Religion
In reply to the discussion: People Are Born with Religious Belief Argues New Book [View all]happyslug
(14,779 posts)All the author is saying is they is a tendency to accept some form of belief in a higher power. In our culture that tends to be God, but in other culture that can be animism. i.e. some power beyond the person's knowledge has control over nature.
The Author of the book does NOT mention anything about a belief in afterlife, or any theological concepts. His point was simple, there seems to be an innate willingness to embrace the idea that some higher power has control over things a person himself or herself can NOT control. While the author is a Christian (and admits so in the book) he states NOTHING that shows an innate willingness to embrace any one religion or religion as a whole, just an innate willingness to embrace the concept that they are things in nature controlled by unseen forces AND those unseen forces are some form of spirit or god.

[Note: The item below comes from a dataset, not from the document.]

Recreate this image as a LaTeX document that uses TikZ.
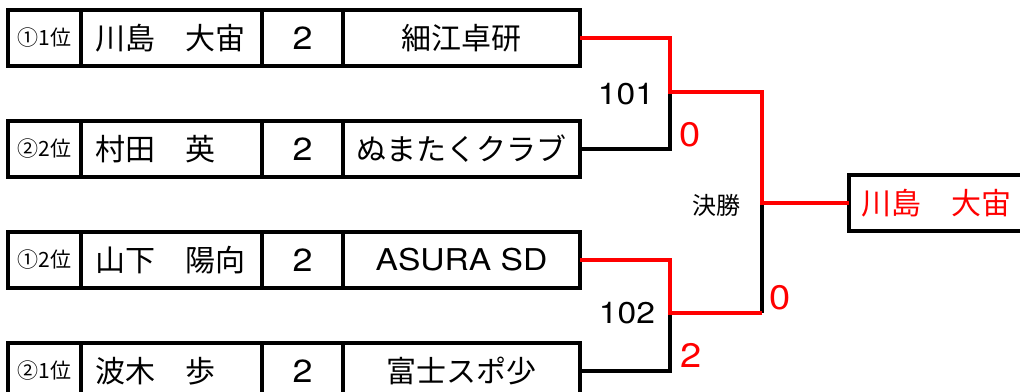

As to my comments on Sir Arthur Conan Doyle's Sherlock Holmes books, I mention it for the simple reason it is one of classic comments that unimportant details should be avoided and is mostly worthless in most situations. Most people, even as late as the 1890s in the US, were farmers and it did not matter to them WHY the seasons occurred, but that they did. For such farmers the heliocentric theory was of no more value to them then the story of Ceres/Demeter and her daughter Proserpina/Persephone in explaining the coming of Spring and winter. A farmer's main concern was when to plant his crops and with that in mind the story of Proserpina/Persephone having to spend half the year in Hades with her husband, Dis Pater/Pluto the ruler of Hades (Orcus is sometime used in place of Dis Pater, Orcus seems to have been a Roman god that NEVER made it into the official gods of the City of Rome, Dis Pater being the god of the Dead in Rome itself, Orcus survived in the rural parts of the Roman Republic and the later Empire. See even I get into irrelevant details that Doyle was attacking in that paragraph he wrote in that Sherlock Holmes Story).
This concept of irrelevant details a lot of people on DU dislike. Details can be important, but is it important to the subject at hand? For a farmer, which story is more relevant to when crops should be planted? The heliocentric theory or the story of Proserpina having to spend half the year with Dis Pater causing her mother Ceres to be so sad that the crops died but when Proserpina returned in the spring, it was time to plant crops for Ceres was happy and the land was made warm by her happiness for Proserpina had come back to her (Yes, I am using the Latin Names for these gods, not the Greek Names).
For most farmer either story will work when it comes to the time to plant their crop. Thus for farmers is one theory better then the other? The answer is NO, both will work, which was the point Doyle was making with his comment he had Sherlock Holmes make to Dr Watson. If a theory is useful, even if based on nothing, as long as it is useful it is good.